Read the Introduction to the motif package vignette to learn more about spatial signatures.

Next, we need to calculate the distance (dissimilairy) between each local landscape’s pattern. This can be done with the lsp_to_dist() function, where we must provide the output of lsp_signature() and a distance/dissimilarity measure used (dist_fun = "jensen-shannon").

landcover_dist = lsp_to_dist(landcover_cove, dist_fun = "jensen-shannon")
#> Metric: 'jensen-shannon' using unit: 'log2'; comparing: 1080 vectors.

The output, landcover_dist, is of a dist class.

#> [1] "dist"

This allows it to be used by many existing R functions for clustering, which expect a distance matrix (dist) as an input.
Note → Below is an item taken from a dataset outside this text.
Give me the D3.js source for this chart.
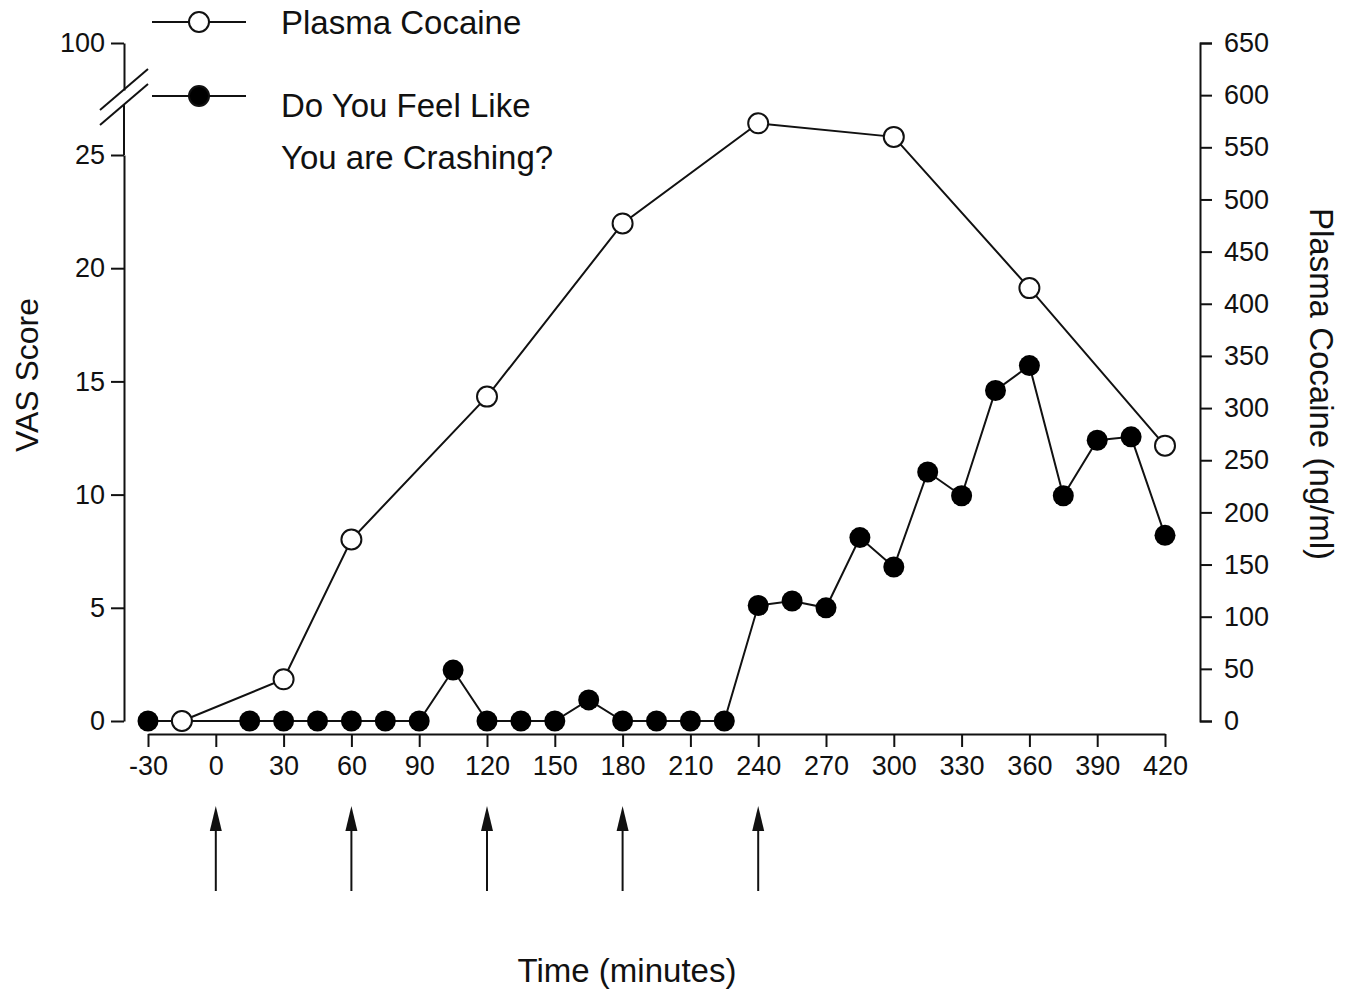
<!DOCTYPE html>
<html>
<head>
<meta charset="utf-8">
<script src="https://cdn.jsdelivr.net/npm/d3@7"></script>
<style>
  body { margin: 0; background: #fff; }
  text { font-family: "Liberation Sans", Arial, sans-serif; fill: #111; }
</style>
</head>
<body>
<div id="viz"></div>
<script>
// Plasma cocaine (open circles, right axis, ng/ml)
const plasmaTime = [-15, 30, 60, 120, 180, 240, 300, 360, 420]
const plasmaConc = [0, 40, 174, 311, 477, 573, 560, 415, 264]

// "Do You Feel Like You are Crashing?" VAS (filled circles, left axis)
const vasTime = [-30, -15, 15, 30, 45, 60, 75, 90, 105, 120, 135, 150, 165, 180, 195, 210, 225,
                 240, 255, 270, 285, 300, 315, 330, 345, 360, 375, 390, 405, 420]
const vasScore = [0, 0, 0, 0, 0, 0, 0, 0, 2.25, 0, 0, 0, 0.93, 0, 0, 0, 0,
                  5.1, 5.3, 5.0, 8.1, 6.8, 11.0, 9.95, 14.6, 15.7, 9.95, 12.4, 12.55, 8.2]

const xTicks = d3.range(-30, 421, 30)
const vasTicks = [0, 5, 10, 15, 20, 25]
const plasmaTicks = d3.range(0, 651, 50)
const doseTimes = [0, 60, 120, 180, 240]

const W = 1350, H = 992

const svg = d3.select("#viz").append("svg").attr("width", W).attr("height", H)

const x = d3.scaleLinear().domain([-30, 420]).range([148, 1165])
const yVas = d3.scaleLinear().domain([0, 25]).range([721, 155])
const yTop = d3.scaleLinear().domain([95, 100]).range([90, 43])
const yPlasma = d3.scaleLinear().domain([0, 650]).range([721, 43])

const fmt = d => String(d)

const styleAxis = g => {
    g.selectAll("path, line").attr("stroke", "#111").attr("stroke-width", 2)
    g.selectAll("text").style("font-size", "27px").attr("fill", "#111")
}

// x axis
svg.append("g")
.attr("transform", "translate(0,734)")
.call(d3.axisBottom(x).tickValues(xTicks).tickFormat(fmt).tickSize(13).tickSizeOuter(0).tickPadding(9))
.call(styleAxis)

// left axis, lower part up to the break
svg.append("g")
.attr("transform", "translate(124,0)")
.call(d3.axisLeft(yVas).tickValues(vasTicks).tickFormat(fmt).tickSize(13).tickSizeOuter(0).tickPadding(6))
.call(styleAxis)
svg.append("line")
.attr("x1", 124).attr("x2", 124)
.attr("y1", yVas(25)).attr("y2", 104)
.attr("stroke", "#111").attr("stroke-width", 2)

// left axis, upper part above the break
svg.append("g")
.attr("transform", "translate(124,0)")
.call(d3.axisLeft(yTop).tickValues([100]).tickFormat(fmt).tickSize(13).tickSizeOuter(0).tickPadding(6))
.call(styleAxis)

// break marks
const breaks = [[100, 110, 148, 69], [100, 125, 148, 84]]
svg.selectAll(".brk")
.data(breaks)
.enter()
.append("line")
.attr("class", "brk")
.attr("x1", d => d[0]).attr("y1", d => d[1])
.attr("x2", d => d[2]).attr("y2", d => d[3])
.attr("stroke", "#111").attr("stroke-width", 2)

// right axis
svg.append("g")
.attr("transform", "translate(1200,0)")
.call(d3.axisRight(yPlasma).tickValues(plasmaTicks).tickFormat(fmt).tickSize(12).tickSizeOuter(12).tickPadding(12))
.call(styleAxis)

// axis titles
svg.append("text")
.attr("transform", "translate(38,375) rotate(-90)")
.attr("text-anchor", "middle")
.style("font-size", "32px")
.text("VAS Score")

svg.append("text")
.attr("transform", "translate(1310,384) rotate(90)")
.attr("text-anchor", "middle")
.style("font-size", "33px")
.text("Plasma Cocaine (ng/ml)")

svg.append("text")
.attr("x", 627).attr("y", 982)
.attr("text-anchor", "middle")
.style("font-size", "33px")
.text("Time (minutes)")

// dose arrows
svg.selectAll(".arrow-line")
.data(doseTimes)
.enter()
.append("line")
.attr("class", "arrow-line")
.attr("x1", d => x(d)).attr("x2", d => x(d))
.attr("y1", 891).attr("y2", 822)
.attr("stroke", "#111").attr("stroke-width", 2)

svg.selectAll(".arrow-head")
.data(doseTimes)
.enter()
.append("path")
.attr("class", "arrow-head")
.attr("d", d => `M${x(d)},806 L${x(d) - 6},831 L${x(d) + 6},831 Z`)
.attr("fill", "#111")

const line = d3.line()
.x(d => x(d[0]))
.y(d => d[1])

// VAS series
const vasPts = vasTime.map((t, i) => [t, yVas(vasScore[i])])
svg.append("path")
.attr("d", line(vasPts))
.attr("fill", "none")
.attr("stroke", "#111")
.attr("stroke-width", 2)

svg.selectAll(".vas")
.data(vasPts)
.enter()
.append("circle")
.attr("class", "vas")
.attr("cx", d => x(d[0]))
.attr("cy", d => d[1])
.attr("r", 10.5)
.attr("fill", "#000")

// plasma series
const plasmaPts = plasmaTime.map((t, i) => [t, yPlasma(plasmaConc[i])])
svg.append("path")
.attr("d", line(plasmaPts))
.attr("fill", "none")
.attr("stroke", "#111")
.attr("stroke-width", 2)

svg.selectAll(".plasma")
.data(plasmaPts)
.enter()
.append("circle")
.attr("class", "plasma")
.attr("cx", d => x(d[0]))
.attr("cy", d => d[1])
.attr("r", 10)
.attr("fill", "#fff")
.attr("stroke", "#111")
.attr("stroke-width", 2)

// legend
const legend = [
    {y: 22, fill: "#fff", textY: 34, label: ["Plasma Cocaine"]},
    {y: 96, fill: "#000", textY: 117, label: ["Do You Feel Like", "You are Crashing?"]}
]
legend.forEach(l => {
    svg.append("line")
    .attr("x1", 152).attr("x2", 246)
    .attr("y1", l.y).attr("y2", l.y)
    .attr("stroke", "#111").attr("stroke-width", 2)
    svg.append("circle")
    .attr("cx", 199).attr("cy", l.y).attr("r", 10)
    .attr("fill", l.fill).attr("stroke", "#111").attr("stroke-width", 2)
    l.label.forEach((s, i) => {
        svg.append("text")
        .attr("x", 281).attr("y", l.textY + i * 52)
        .style("font-size", "33px")
        .text(s)
    })
})
</script>
</body>
</html>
It includes different approaches of hierarchical clustering (hclust(), cluster::agnes(), cluster::diana()) or fuzzy clustering (cluster::fanny()). More information about clustering techniques in R can be found in CRAN Task View: Cluster Analysis & Finite Mixture Models.

We use a hierarchical clustering using hclust() in this example. It needs a distance matrix as the first argument and a linkage method as the second one. Here, we use method = "ward.D2", which means that we are be using Ward’s minimum variance method that minimizes the total within-cluster variance.

landcover_hclust = hclust(landcover_dist, method = "ward.D2")

Graphical representation of the hierarchical clustering is called a dendrogram. Based on the obtained dendrogram, we can divide our local landscapes into a specified number of groups using cutree(). In this example, we use six classes (k = 6) to make a result fairly straightforward to understand.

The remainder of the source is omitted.